Later this month in San Antonio, Texas, Gallego will join VoteVets Action for its third town hall featuring potential 2028 Democratic presidential candidates, promising “fresh voices to the national conversation — those who have worn the uniform and served alongside us, who connect with everyday Americans others can’t,” according to a promotional video. (They’ve also done town halls with Buttigieg and Michigan Sen. Elissa Slotkin.)
“On foreign policy, the Dems need a candidate who is seen as strong/tough — not in rhetoric or bravado political platitudes but who conveys a sense of judgement and resolve with which voters connect instinctively,” said Doug Wilson, the former assistant secretary of Defense for Public Affairs during the Obama administration and co-lead of Buttigieg’s 2020 foreign policy team.
The “Iran war underscores the need” for such a candidate, Wilson added.
Whomever the Democrats select as their nominee could potentially face a Situation Room-steeped ticket deep with national security credentials, including a Marine Iraq war veteran in Vice President JD Vance or Rubio, with his secretary of State experience.
Depending on how the many conflicts the U.S. is engaged in at the moment resolve, that experience could cut against them.
But right now, Democrats who can match those bona fides have some currency others without them can’t.
“That’s obviously going to be helpful to them,” said Matt Bennett, co-founder of the center-left think tank Third Way. “It’s gonna be a big part of what they’re talking about for the next little while. But you know, how long does it last? We just don’t know, right? In my professional lifetime, foreign policy stuff and national security has mattered in a presidential race once — in 2004. That’s it. Otherwise, it comes up, but it’s not driving the conversation.”

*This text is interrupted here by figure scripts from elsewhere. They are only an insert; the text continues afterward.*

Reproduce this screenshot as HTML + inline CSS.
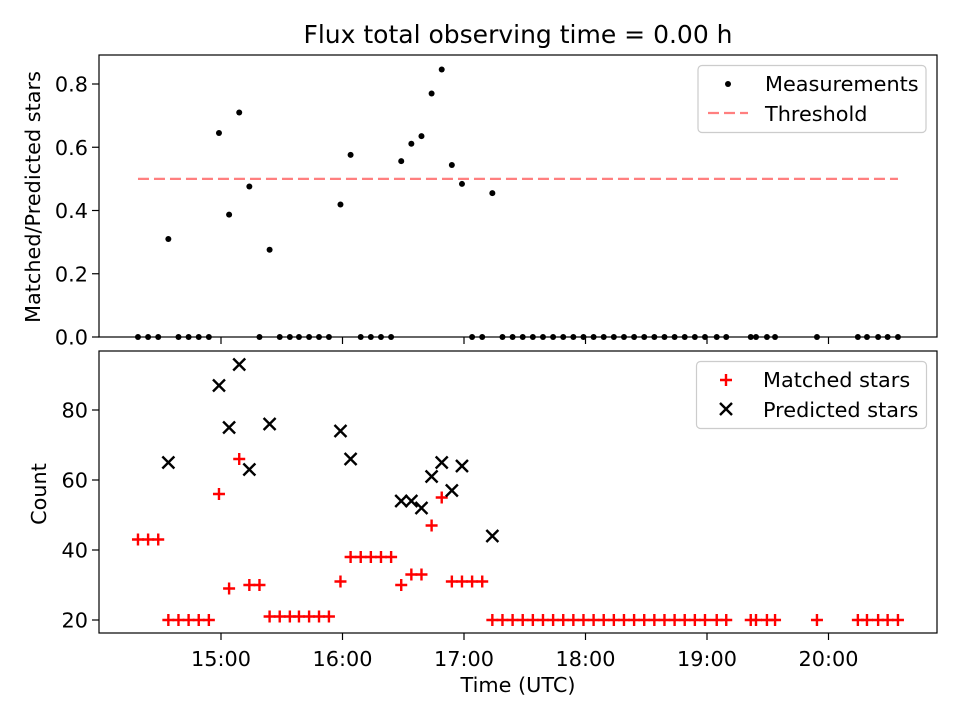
<!DOCTYPE html>
<html><head><meta charset="utf-8">
<style>
html,body{margin:0;padding:0;background:#fff;}
svg{display:block;font-family:"DejaVu Sans","Liberation Sans",sans-serif;}
</style></head>
<body>
<svg id="chart" width="960" height="720" viewBox="0 0 960 720" xmlns="http://www.w3.org/2000/svg">
<text x="518" y="43" font-size="25" text-anchor="middle">Flux total observing time = 0.00 h</text>
<g id="topg"></g>
<g id="botg"></g>
</svg>
<script>
// minutes since 14:00
const times = [19,24,29,34,39,44,49,54,59,64,69,74,79,84,89,94,98.5,103.5,108.4,113.3,119,124,129,134,139,144,149,154,159,164,169,174,179,184,189,
194,199,204,209,214,219,224,229,234,239,244,249,254,259,264,269,274,279,284,289,294,299,304.8,309.5,321.6,324.2,329.6,333.6,354.3,374.5,379,384.5,389.2,394.3];
const matched = [43,43,43,20,20,20,20,20,56,29,66,30,30,21,21,21,21,21,21,21,31,38,38,38,38,38,30,33,33,47,55,31,31,31,31,
20,20,20,20,20,20,20,20,20,20,20,20,20,20,20,20,20,20,20,20,20,20,20,20,20,20,20,20,20,20,20,20,20,20];
const predicted = [null,null,null,65,null,null,null,null,87,75,93,63,null,76,null,null,null,null,null,null,74,66,null,null,null,null,54,54,52,61,65,57,64,null,null,44];
const ratio = [0,0,0,0.31,0,0,0,0,0.645,0.387,0.71,0.476,0,0.276,0,0,0,0,0,0,0.419,0.576,0,0,0,0,0.556,0.611,0.635,0.77,0.846,0.544,0.484,0,0,0.455];
const threshold = 0.5;
const xTicks = [60,120,180,240,300,360];
const xTickLabels = ["15:00","16:00","17:00","18:00","19:00","20:00"];
const topYTicks = [0,0.2,0.4,0.6,0.8];
const botYTicks = [20,40,60,80];

const NS="http://www.w3.org/2000/svg";
const L=99,R=937,FS=20.8;
const xs = t => 221 + (t-60)*2.025;
const yTop = v => 337 - v*316.25;
const yBot = v => 620 - (v-20)*3.5;
function mk(tag,attrs,parent,text){const e=document.createElementNS(NS,tag);for(const k in attrs)e.setAttribute(k,attrs[k]);if(text!==undefined)e.textContent=text;parent.appendChild(e);return e;}
const gTop=document.getElementById('topg'), gBot=document.getElementById('botg');

let th=mk('line',{x1:xs(times[0]),x2:xs(times[times.length-1]),y1:yTop(threshold),y2:yTop(threshold),stroke:'#ff7f7f','stroke-width':2.2,'stroke-dasharray':'11,5'},gTop);


times.forEach((t,i)=>{const v=(i<ratio.length)?ratio[i]:0;
 const c=mk('circle',{cx:xs(t),cy:yTop(v),r:3,fill:'#000'},gTop);
 
 });
times.forEach((t,i)=>{const x=xs(t),y=yBot(matched[i]);
 const p=mk('path',{d:`M${x-6},${y}H${x+6}M${x},${y-6}V${y+6}`,stroke:'#f00','stroke-width':2.4},gBot);
 
 });
times.forEach((t,i)=>{const v=predicted[i];if(v==null)return;const x=xs(t),y=yBot(v);
 const p=mk('path',{d:`M${x-6},${y-6}L${x+6},${y+6}M${x-6},${y+6}L${x+6},${y-6}`,stroke:'#000','stroke-width':2.4},gBot);
 
 });

[[gTop,55,337],[gBot,351,633]].forEach(([g,t,b])=>{
 const r=mk('rect',{x:L,y:t,width:R-L,height:b-t,fill:'none',stroke:'#000','stroke-width':1.2},g);
 
 
 xTicks.forEach(v=>{const x=xs(v);mk('line',{x1:x,x2:x,y1:b,y2:b+7,stroke:'#000','stroke-width':1.2},g);});
});
xTicks.forEach((v,i)=>{const tx=mk('text',{x:xs(v),y:666,'font-size':FS,'text-anchor':'middle'},gBot,xTickLabels[i]);
 
 });
topYTicks.forEach(v=>{const y=yTop(v);mk('line',{x1:L-7,x2:L,y1:y,y2:y,stroke:'#000','stroke-width':1.2},gTop);
 const tx=mk('text',{x:L-11,y:y+7.5,'font-size':FS,'text-anchor':'end'},gTop,v.toFixed(1));
 
 });
botYTicks.forEach(v=>{const y=yBot(v);mk('line',{x1:L-7,x2:L,y1:y,y2:y,stroke:'#000','stroke-width':1.2},gBot);
 const tx=mk('text',{x:L-11,y:y+7.5,'font-size':FS,'text-anchor':'end'},gBot,String(v));
 
 });
</script>
<svg style="position:absolute;left:0;top:0" width="960" height="720">
<text transform="translate(40,197) rotate(-90)" font-size="20.8" text-anchor="middle" font-family="DejaVu Sans, Liberation Sans, sans-serif">Matched/Predicted stars</text>
<text transform="translate(46,494) rotate(-90)" font-size="20.8" text-anchor="middle" font-family="DejaVu Sans, Liberation Sans, sans-serif">Count</text>
<text x="518" y="692" font-size="20.8" text-anchor="middle" font-family="DejaVu Sans, Liberation Sans, sans-serif">Time (UTC)</text>
<g font-family="DejaVu Sans, Liberation Sans, sans-serif" font-size="20.8">
<rect x="698" y="65.5" width="228" height="67" rx="4" fill="#fff" stroke="#ccc" stroke-width="1.2"/>
<circle cx="728" cy="84" r="3" fill="#000"/>
<text x="765" y="91">Measurements</text>
<line x1="708" x2="748" y1="113" y2="113" stroke="#ff7f7f" stroke-width="2.2" stroke-dasharray="11,5"/>
<text x="765" y="121">Threshold</text>
</g>
<g font-family="DejaVu Sans, Liberation Sans, sans-serif" font-size="20.8">
<rect x="696.5" y="361.5" width="230" height="67" rx="4" fill="#fff" stroke="#ccc" stroke-width="1.2"/>
<path d="M720,380H732M726,374V386" stroke="#f00" stroke-width="2.4"/>
<text x="763" y="387">Matched stars</text>
<path d="M720,403L732,415M720,415L732,403" stroke="#000" stroke-width="2.4"/>
<text x="763" y="417">Predicted stars</text>
</g>
</svg>
</body></html>
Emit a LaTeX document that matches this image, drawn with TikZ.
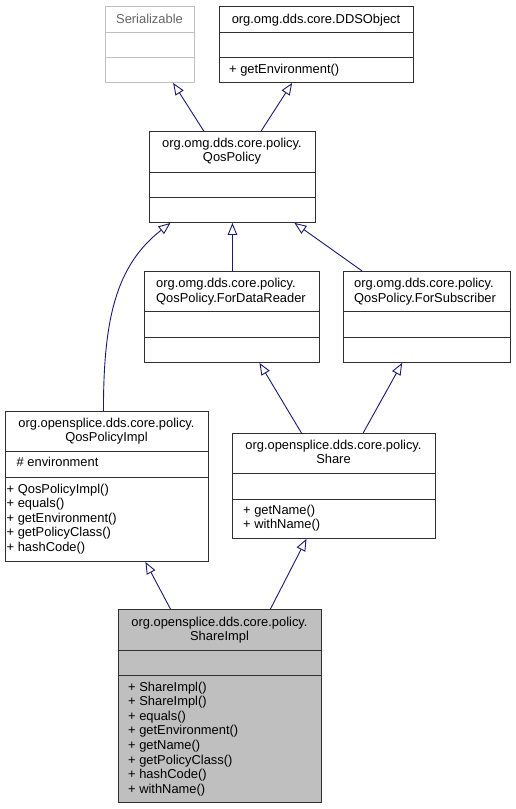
\documentclass[tikz,border=0pt]{standalone}
\usepackage{fontspec}
\setmainfont{Liberation Sans}
\usetikzlibrary{arrows.meta}
\definecolor{arrowblue}{HTML}{191970}
\definecolor{boxline}{HTML}{303030}
\definecolor{extline}{HTML}{BFBFBF}
\definecolor{exttext}{HTML}{666666}
\definecolor{focusfill}{HTML}{BFBFBF}
\newcommand{\dxfont}{\fontsize{12.9}{14.6}\selectfont}
\begin{document}
\begin{tikzpicture}[x=1pt,y=-1pt,
  box/.style={draw=boxline, line width=0.9pt, fill=white, inner sep=0pt, anchor=north west},
  extbox/.style={box, draw=extline},
  focus/.style={box, fill=focusfill},
  divider/.style={draw=boxline, line width=0.9pt},
  extdivider/.style={draw=extline, line width=0.9pt},
  txt/.style={inner sep=0pt, font=\dxfont, anchor=base},
  txl/.style={inner sep=0pt, font=\dxfont, anchor=base west},
  inh/.style={draw=arrowblue, line width=0.9pt, -{Triangle[open, length=12pt, width=9.5pt]}}
]
\fill[white] (0,0) rectangle (515,809);
\useasboundingbox (0,0) rectangle (515,809);

% ---------- Serializable ----------
\node[extbox, minimum width=89pt, minimum height=76pt] (ser) at (105,6) {};
\draw[extdivider] (ser.west |- 0,32) -- (ser.east |- 0,32);
\draw[extdivider] (ser.west |- 0,57) -- (ser.east |- 0,57);
\node[txt, text=exttext] (sert) at (149.5,23) {Serializable};

% ---------- DDSObject ----------
\node[box, minimum width=194pt, minimum height=76pt] (dds) at (219,6) {};
\draw[divider] (dds.west |- 0,32) -- (dds.east |- 0,32);
\draw[divider] (dds.west |- 0,57) -- (dds.east |- 0,57);
\node[txt] (ddst) at (316,23) {org.omg.dds.core.DDSObject};
\node[txl] (ddsm1) at (229,73) {+ getEnvironment()};

% ---------- QosPolicy ----------
\node[box, minimum width=166pt, minimum height=91pt] (qp) at (149,131) {};
\draw[divider] (qp.west |- 0,172) -- (qp.east |- 0,172);
\draw[divider] (qp.west |- 0,197) -- (qp.east |- 0,197);
\node[txt] (qpt1) at (232,147) {org.omg.dds.core.policy.};
\node[txt] (qpt2) at (232,161) {QosPolicy};

% ---------- ForDataReader ----------
\node[box, minimum width=175pt, minimum height=91pt] (fdr) at (144,271) {};
\draw[divider] (fdr.west |- 0,311) -- (fdr.east |- 0,311);
\draw[divider] (fdr.west |- 0,337) -- (fdr.east |- 0,337);
\node[txl] (fdrt1) at (156,287) {org.omg.dds.core.policy.};
\node[txl] (fdrt2) at (156,302) {QosPolicy.ForDataReader};

% ---------- ForSubscriber ----------
\node[box, minimum width=167pt, minimum height=91pt] (fsub) at (343,271) {};
\draw[divider] (fsub.west |- 0,311) -- (fsub.east |- 0,311);
\draw[divider] (fsub.west |- 0,337) -- (fsub.east |- 0,337);
\node[txl] (fsubt1) at (354,287) {org.omg.dds.core.policy.};
\node[txl] (fsubt2) at (354,302) {QosPolicy.ForSubscriber};

% ---------- QosPolicyImpl ----------
\node[box, minimum width=203pt, minimum height=150pt] (qpi) at (5,411) {};
\draw[divider] (qpi.west |- 0,451) -- (qpi.east |- 0,451);
\draw[divider] (qpi.west |- 0,477) -- (qpi.east |- 0,477);
\node[txt] (qpit1) at (106.5,427) {org.opensplice.dds.core.policy.};
\node[txt] (qpit2) at (106.5,441) {QosPolicyImpl};
\node[txl] (qpia1) at (16.5,466) {\# environment};
\node[txl] (qpim1) at (6.5,493) {+ QosPolicyImpl()};
\node[txl] (qpim2) at (6.5,507.5) {+ equals()};
\node[txl] (qpim3) at (6.5,522) {+ getEnvironment()};
\node[txl] (qpim4) at (6.5,536.5) {+ getPolicyClass()};
\node[txl] (qpim5) at (6.5,551) {+ hashCode()};

% ---------- Share ----------
\node[box, minimum width=203pt, minimum height=105pt] (share) at (232,433) {};
\draw[divider] (share.west |- 0,473) -- (share.east |- 0,473);
\draw[divider] (share.west |- 0,499) -- (share.east |- 0,499);
\node[txt] (sharet1) at (333.5,449) {org.opensplice.dds.core.policy.};
\node[txt] (sharet2) at (333.5,463) {Share};
\node[txl] (sharem1) at (243,514) {+ getName()};
\node[txl] (sharem2) at (243,528.5) {+ withName()};

% ---------- ShareImpl ----------
\node[focus, minimum width=203pt, minimum height=193pt] (si) at (118,609) {};
\draw[divider] (si.west |- 0,650) -- (si.east |- 0,650);
\draw[divider] (si.west |- 0,675) -- (si.east |- 0,675);
\node[txt] (sit1) at (219.5,626) {org.opensplice.dds.core.policy.};
\node[txt] (sit2) at (219.5,640) {ShareImpl};
\node[txl] (sim1) at (128,691) {+ ShareImpl()};
\node[txl] (sim2) at (128,705.6) {+ ShareImpl()};
\node[txl] (sim3) at (128,720.2) {+ equals()};
\node[txl] (sim4) at (128,734.8) {+ getEnvironment()};
\node[txl] (sim5) at (128,749.4) {+ getName()};
\node[txl] (sim6) at (128,764) {+ getPolicyClass()};
\node[txl] (sim7) at (128,778.6) {+ hashCode()};
\node[txl] (sim8) at (128,793.2) {+ withName()};

% ---------- inheritance connectors ----------
\draw[inh] ([xshift=-28.7pt]qp.north) -- ([xshift=23.2pt]ser.south);
\draw[inh] ([xshift=28.7pt]qp.north) -- ([xshift=-24.3pt]dds.south);
\draw[inh] ([xshift=0.5pt]fdr.north) -- (qp.south);
\draw[inh] ([xshift=-64.8pt]fsub.north) -- ([xshift=62pt]qp.south);
\draw[inh] ([xshift=-3.5pt]qpi.north) .. controls +(0,-91) and +(-55,43) .. ([xshift=-62pt]qp.south);
\draw[inh] ([xshift=-32.5pt]share.north) -- ([xshift=27.5pt]fdr.south);
\draw[inh] ([xshift=29.2pt]share.north) -- ([xshift=-24.8pt]fsub.south);
\draw[inh] ([xshift=-49.5pt]si.north) -- ([xshift=38.5pt]qpi.south);
\draw[inh] ([xshift=50.5pt]si.north) -- ([xshift=-27.5pt]share.south);
\end{tikzpicture}
\end{document}
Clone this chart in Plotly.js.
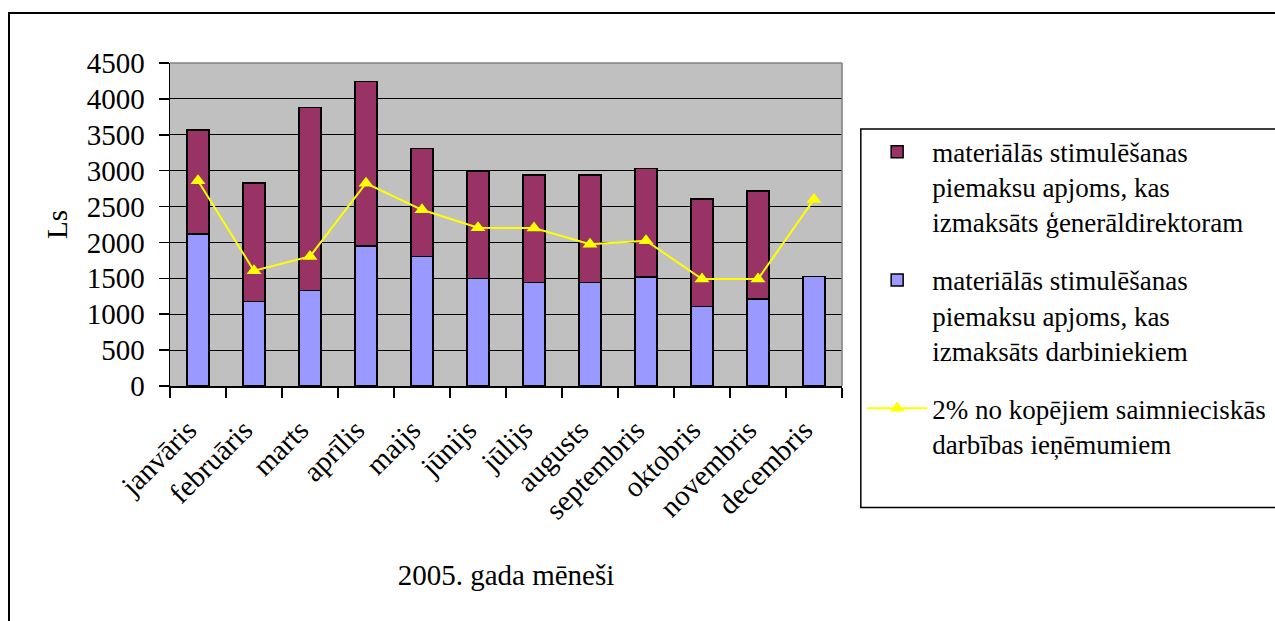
<!DOCTYPE html>
<html>
<head>
<meta charset="utf-8">
<script src="https://cdn.plot.ly/plotly-3.0.1.min.js"></script>
<style>
  html, body { margin: 0; padding: 0; background: #fff; }
  #wrap { position: relative; width: 1275px; height: 621px; overflow: hidden; }
  #chart { width: 1275px; height: 621px; }
  #frame { position: absolute; left: 8px; top: 12px; width: 1400px; height: 800px;
           border: 2px solid #000; pointer-events: none; }
</style>
</head>
<body>
<div id="wrap">
  <div id="chart"></div>
  <div id="frame"></div>
</div>
<script>
const months = ['janvāris','februāris','marts','aprīlis','maijs','jūnijs','jūlijs','augusts','septembris','oktobris','novembris','decembris'];
const workersBonus = [2120,1180,1330,1950,1805,1495,1440,1440,1520,1105,1215,1525];
const directorBonus = [1445,1650,2550,2295,1505,1500,1500,1500,1510,1500,1500,0];
const revenue2pct = [2860,1605,1805,2825,2455,2205,2200,1975,2025,1490,1490,2600];

const nameDirector = 'materiālās stimulēšanas<br>piemaksu apjoms, kas<br>izmaksāts ģenerāldirektoram';
const nameWorkers = 'materiālās stimulēšanas<br>piemaksu apjoms, kas<br>izmaksāts darbiniekiem';
const nameRevenue = '2% no kopējiem saimnieciskās<br>darbības ieņēmumiem';

const FONT = '"Liberation Serif", "Times New Roman", serif';

const traces = [
  { type: 'bar', x: months, y: workersBonus, name: nameWorkers, legendrank: 2, legendgroup: 'b',
    marker: { color: '#9999FF', line: { color: '#000', width: 1.5 } } },
  { type: 'bar', x: months, y: directorBonus, name: nameDirector, legendrank: 1, legendgroup: 'a',
    marker: { color: '#993366', line: { color: '#000', width: 1.5 } } },
  { type: 'scatter', mode: 'lines+markers', x: months, y: revenue2pct, name: nameRevenue,
    legendrank: 3, legendgroup: 'c',
    line: { color: '#FFFF00', width: 2 },
    marker: { symbol: 'triangle-up', size: 13, color: '#FFFF00' } }
];

const layout = {
  width: 1275, height: 621,
  margin: { l: 170, r: 433, t: 63, b: 235, autoexpand: false },
  paper_bgcolor: '#fff', plot_bgcolor: '#C0C0C0',
  barmode: 'stack', bargap: 0.6,
  font: { family: FONT, size: 27, color: '#000' },
  showlegend: true,
  legend: { x: 1.03, xanchor: 'left', y: 0.80, yanchor: 'top', traceorder: 'grouped',
            tracegroupgap: 20, valign: 'top', maxheight: 600,
            bgcolor: 'rgba(0,0,0,0)', borderwidth: 0, itemwidth: 60,
            font: { family: FONT, size: 27, color: '#000' } },
  xaxis: { type: 'category', range: [-0.5, 11.5], tickson: 'boundaries', ticks: 'outside', ticklen: 10, tickwidth: 1.5,
           tickcolor: '#000', showline: true, linecolor: '#000', linewidth: 1.5, showgrid: false,
           tickangle: -45, ticklabelstandoff: 14, ticklabelshift: -10,
           tickfont: { family: FONT, size: 29 }, automargin: false,
           title: { text: '2005. gada mēneši', font: { family: FONT, size: 29 }, standoff: 40 } },
  yaxis: { range: [0, 4500], dtick: 500, tick0: 0, ticks: 'outside', ticklen: 10, tickwidth: 1.5,
           tickcolor: '#000', showline: true, linecolor: '#000', linewidth: 1.5,
           showgrid: true, gridcolor: '#000', gridwidth: 1.2, zeroline: false, automargin: false,
           ticklabelstandoff: 8, tickfont: { family: FONT, size: 29 },
           title: { text: 'Ls', font: { family: FONT, size: 29 }, standoff: 10 } },
  shapes: [
    { type: 'line', xref: 'x domain', yref: 'y domain', x0: 0, x1: 1, y0: 1, y1: 1,
      line: { color: '#808080', width: 1.5 } },
    { type: 'line', xref: 'x domain', yref: 'y domain', x0: 1, x1: 1, y0: 0, y1: 1,
      line: { color: '#808080', width: 1.5 } },
    { type: 'rect', xref: 'paper', yref: 'paper', x0: 1.028, x1: 1.70, y0: -0.376, y1: 0.796,
      line: { color: '#000', width: 1.5 }, fillcolor: 'rgba(0,0,0,0)' }
  ]
};

Plotly.newPlot('chart', traces, layout, { staticPlot: true, displayModeBar: false });
</script>
</body>
</html>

Some potential Democratic candidates without such credentials have still managed to break through amid the Iran news cycle. Sen. Jon Ossoff (D-Ga.) has said the White House has treated aspects of the war “as a video game,” in a clip gaining traction on X. “When American service members killed in action are returning to the United States in flagged-draped coffins, and even more Americans have lost limbs or suffered terrible brain injuries or are fighting for their lives, this White House treats war like a game, and it’s a disgrace,” Ossoff said.
When asked whether military service is an essential for the party’s eventual nominee, Gallego acknowledged there is a benefit for someone who can “speak with that type of credibility.”
“I’m not the type of person that’s like, ‘you have to be a veteran — Iraq War veteran,’” Gallego said. “This is a democracy. We’re still one, and there’s a lot of people that can bring valuable experience and knowledge. But you know, someone that actually has a nuanced understanding of foreign policy; that doesn’t go to the total knee-jerk reactionism that sometimes we see where we go to the point of, you know, isolationism; or the other way, where we go to full neocon. There needs to be a very balanced way to how we approach the world.”